* _TASK INSTRUCTIONS_: Return each line of the data below verbatim; pictures are to be left out.

* _COLLECTED DATA_:
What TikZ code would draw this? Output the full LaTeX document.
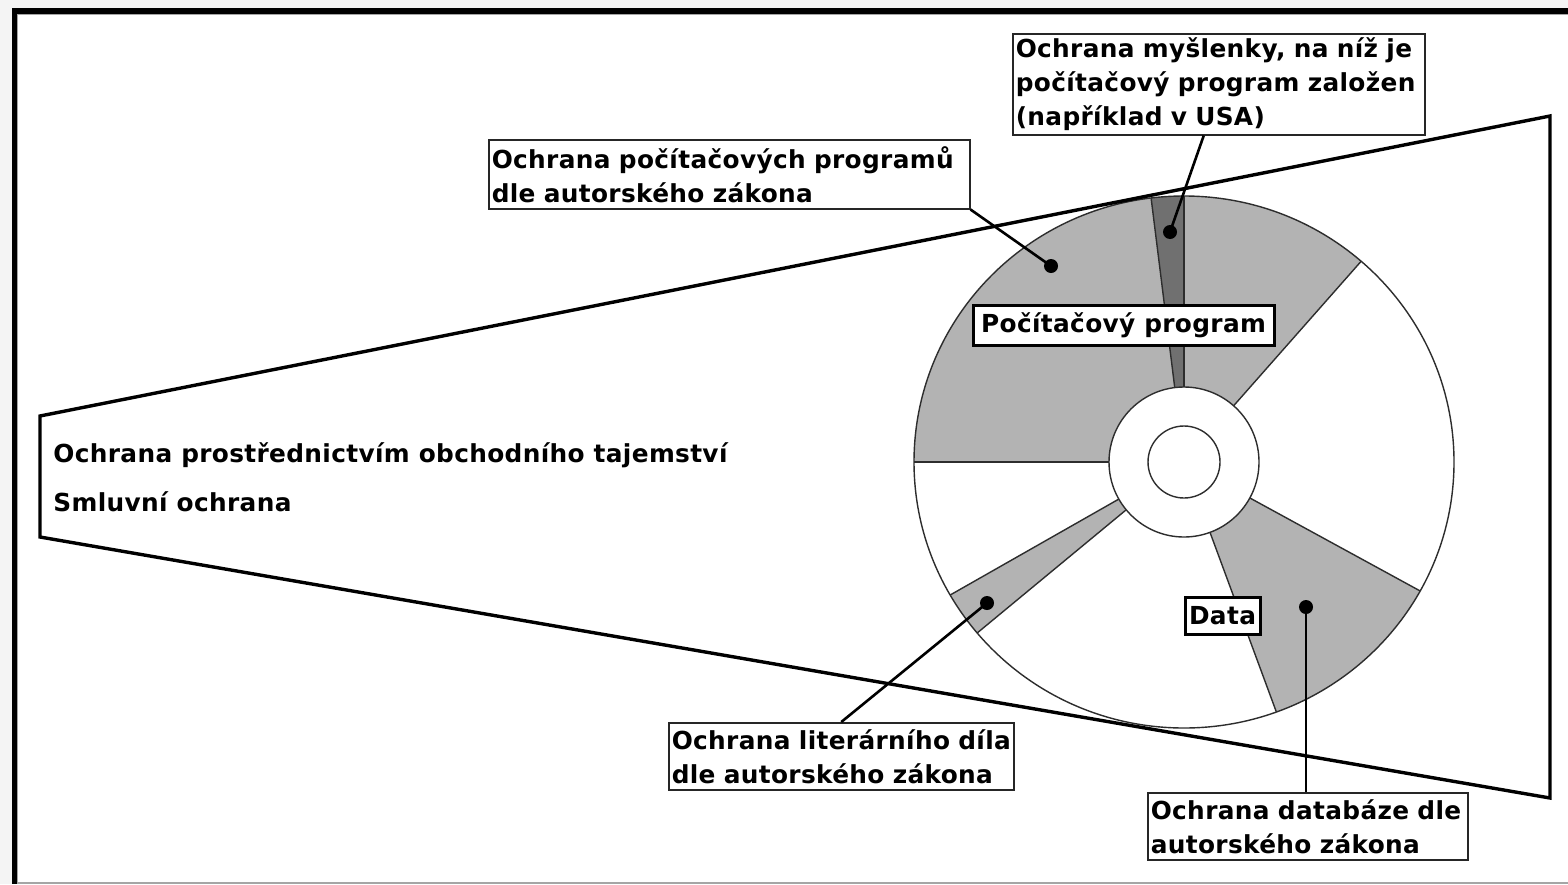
\documentclass[tikz,border=0pt]{standalone}
\usepackage{fontspec}
\setmainfont{DejaVu Sans}[LetterSpace=1.4]
\definecolor{bggray}{RGB}{244,244,244}
\definecolor{sectgray}{RGB}{179,179,179}
\definecolor{darksect}{RGB}{112,112,112}
\definecolor{discline}{RGB}{45,45,45}
\definecolor{edgegray}{RGB}{165,165,165}
\tikzset{
  lbl/.style={font=\fontsize{12.4}{17}\selectfont\bfseries},
  callout/.style={lbl, draw=black!85, line width=0.75pt, fill=white, anchor=north west, align=left, inner xsep=1.5pt, inner ysep=0pt},
  tagbox/.style={lbl, draw=black, line width=1.5pt, fill=white, inner sep=0pt},
  leader/.style={line width=1.3pt, black},
  dotn/.style={circle, fill=black, inner sep=0pt, minimum size=7pt},
  plaintext/.style={lbl, anchor=base west, inner sep=0pt},
  sector/.style={fill=sectgray},
  rim/.style={draw=discline, line width=0.7pt},
  trap/.style={draw=black, line width=1.7pt, line join=miter}
}
\begin{document}
\begin{tikzpicture}[x=0.5pt,y=-0.5pt]
\useasboundingbox (0,0) rectangle (1568,884);
% frame
\fill[bggray] (0,0) rectangle (1568,884);
\fill[white] (12,8) rectangle (1568,883);
\fill[black] (12,8) rectangle (1568,14);
\fill[black] (12,8) rectangle (17,884);
\draw[edgegray, line width=0.5pt] (17.5,884) -- (17.5,14.5) -- (1568,14.5);
\draw[edgegray, line width=0.6pt] (17,883) -- (1568,883);

% disc
\coordinate (C) at (1184,462);
\fill[white] (C) ellipse[x radius=270, y radius=266];
\fill[sector] (C) -- ++(-97:270 and 266) arc[start angle=-97, end angle=-180, x radius=270, y radius=266] -- cycle;
\fill[darksect] (C) -- ++(-90:270 and 266) arc[start angle=-90, end angle=-97, x radius=270, y radius=266] -- cycle;
\fill[sector] (C) -- ++(-49:270 and 266) arc[start angle=-49, end angle=-90, x radius=270, y radius=266] -- cycle;
\fill[sector] (C) -- ++(29:270 and 266) arc[start angle=29, end angle=70, x radius=270, y radius=266] -- cycle;
\fill[sector] (C) -- ++(140:270 and 266) arc[start angle=140, end angle=150, x radius=270, y radius=266] -- cycle;
\foreach \a in {180,-97,-90,-49,29,70,140,150}
  \draw[rim] (C) -- ++(\a:270 and 266);
\draw[rim] (C) ellipse[x radius=270, y radius=266];
\filldraw[rim, fill=white] (C) circle[radius=75];
\draw[rim] (C) circle[radius=36];

% trapezoid
\draw[trap] (40,416) -- (1550,116) -- (1550,798) -- (40,537) -- cycle;

% texts at left
\node[plaintext] (tajemstvi) at (53,462) {Ochrana prostřednictvím obchodního tajemství};
\node[plaintext] (smluvni) at (53,511) {Smluvní ochrana};

% labels on disc
\node[tagbox, minimum width=150.5pt, minimum height=20pt] (program) at (1123.5,325) {Počítačový program};
\node[tagbox, minimum width=37.5pt, minimum height=18.5pt] (data) at (1222.5,615.5) {Data};

% dots
\node[dotn] (d1) at (1051,266) {};
\node[dotn] (d2) at (1170,232) {};
\node[dotn] (d3) at (987,603) {};
\node[dotn] (d4) at (1306,607) {};

% callouts
\node[callout, text width=203pt, minimum height=50.5pt] (myslenka) at (1012,33) {\mbox{Ochrana myšlenky, na níž je}\\\mbox{počítačový program založen}\\\mbox{(například v USA)}};
\node[callout, text width=237.5pt, minimum height=34.5pt] (programy) at (488,139) {\mbox{Ochrana počítačových programů}\\\mbox{dle autorského zákona}};
\node[callout, text width=169.5pt, minimum height=33.5pt] (literarni) at (668,722) {\mbox{Ochrana literárního díla}\\\mbox{dle autorského zákona}};
\node[callout, text width=157pt, minimum height=33.5pt] (databaze) at (1147,792) {\mbox{Ochrana databáze dle}\\\mbox{autorského zákona}};

% leaders
\draw[leader] (programy.south east) -- (d1.center);
\draw[leader] ([xshift=-7.5pt]myslenka.south) -- (d2.center);
\draw[leader] (literarni.north) -- (d3.center);
\draw[leader] (d4 |- databaze.north) -- (d4.center);
\end{tikzpicture}
\end{document}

* _OUTPUT FOR THIS TASK_:
What TikZ code would draw this? Output the full LaTeX document.
\documentclass[tikz,border=0pt]{standalone}
\usepackage{fontspec}
\setmainfont{DejaVu Sans}[LetterSpace=1.4]
\definecolor{bggray}{RGB}{244,244,244}
\definecolor{sectgray}{RGB}{179,179,179}
\definecolor{darksect}{RGB}{112,112,112}
\definecolor{discline}{RGB}{45,45,45}
\definecolor{edgegray}{RGB}{165,165,165}
\tikzset{
  lbl/.style={font=\fontsize{12.4}{17}\selectfont\bfseries},
  callout/.style={lbl, draw=black!85, line width=0.75pt, fill=white, anchor=north west, align=left, inner xsep=1.5pt, inner ysep=0pt},
  tagbox/.style={lbl, draw=black, line width=1.5pt, fill=white, inner sep=0pt},
  leader/.style={line width=1.3pt, black},
  dotn/.style={circle, fill=black, inner sep=0pt, minimum size=7pt},
  plaintext/.style={lbl, anchor=base west, inner sep=0pt},
  sector/.style={fill=sectgray},
  rim/.style={draw=discline, line width=0.7pt},
  trap/.style={draw=black, line width=1.7pt, line join=miter}
}
\begin{document}
\begin{tikzpicture}[x=0.5pt,y=-0.5pt]
\useasboundingbox (0,0) rectangle (1568,884);
% frame
\fill[bggray] (0,0) rectangle (1568,884);
\fill[white] (12,8) rectangle (1568,883);
\fill[black] (12,8) rectangle (1568,14);
\fill[black] (12,8) rectangle (17,884);
\draw[edgegray, line width=0.5pt] (17.5,884) -- (17.5,14.5) -- (1568,14.5);
\draw[edgegray, line width=0.6pt] (17,883) -- (1568,883);

% disc
\coordinate (C) at (1184,462);
\fill[white] (C) ellipse[x radius=270, y radius=266];
\fill[sector] (C) -- ++(-97:270 and 266) arc[start angle=-97, end angle=-180, x radius=270, y radius=266] -- cycle;
\fill[darksect] (C) -- ++(-90:270 and 266) arc[start angle=-90, end angle=-97, x radius=270, y radius=266] -- cycle;
\fill[sector] (C) -- ++(-49:270 and 266) arc[start angle=-49, end angle=-90, x radius=270, y radius=266] -- cycle;
\fill[sector] (C) -- ++(29:270 and 266) arc[start angle=29, end angle=70, x radius=270, y radius=266] -- cycle;
\fill[sector] (C) -- ++(140:270 and 266) arc[start angle=140, end angle=150, x radius=270, y radius=266] -- cycle;
\foreach \a in {180,-97,-90,-49,29,70,140,150}
  \draw[rim] (C) -- ++(\a:270 and 266);
\draw[rim] (C) ellipse[x radius=270, y radius=266];
\filldraw[rim, fill=white] (C) circle[radius=75];
\draw[rim] (C) circle[radius=36];

% trapezoid
\draw[trap] (40,416) -- (1550,116) -- (1550,798) -- (40,537) -- cycle;

% texts at left
\node[plaintext] (tajemstvi) at (53,462) {Ochrana prostřednictvím obchodního tajemství};
\node[plaintext] (smluvni) at (53,511) {Smluvní ochrana};

% labels on disc
\node[tagbox, minimum width=150.5pt, minimum height=20pt] (program) at (1123.5,325) {Počítačový program};
\node[tagbox, minimum width=37.5pt, minimum height=18.5pt] (data) at (1222.5,615.5) {Data};

% dots
\node[dotn] (d1) at (1051,266) {};
\node[dotn] (d2) at (1170,232) {};
\node[dotn] (d3) at (987,603) {};
\node[dotn] (d4) at (1306,607) {};

% callouts
\node[callout, text width=203pt, minimum height=50.5pt] (myslenka) at (1012,33) {\mbox{Ochrana myšlenky, na níž je}\\\mbox{počítačový program založen}\\\mbox{(například v USA)}};
\node[callout, text width=237.5pt, minimum height=34.5pt] (programy) at (488,139) {\mbox{Ochrana počítačových programů}\\\mbox{dle autorského zákona}};
\node[callout, text width=169.5pt, minimum height=33.5pt] (literarni) at (668,722) {\mbox{Ochrana literárního díla}\\\mbox{dle autorského zákona}};
\node[callout, text width=157pt, minimum height=33.5pt] (databaze) at (1147,792) {\mbox{Ochrana databáze dle}\\\mbox{autorského zákona}};

% leaders
\draw[leader] (programy.south east) -- (d1.center);
\draw[leader] ([xshift=-7.5pt]myslenka.south) -- (d2.center);
\draw[leader] (literarni.north) -- (d3.center);
\draw[leader] (d4 |- databaze.north) -- (d4.center);
\end{tikzpicture}
\end{document}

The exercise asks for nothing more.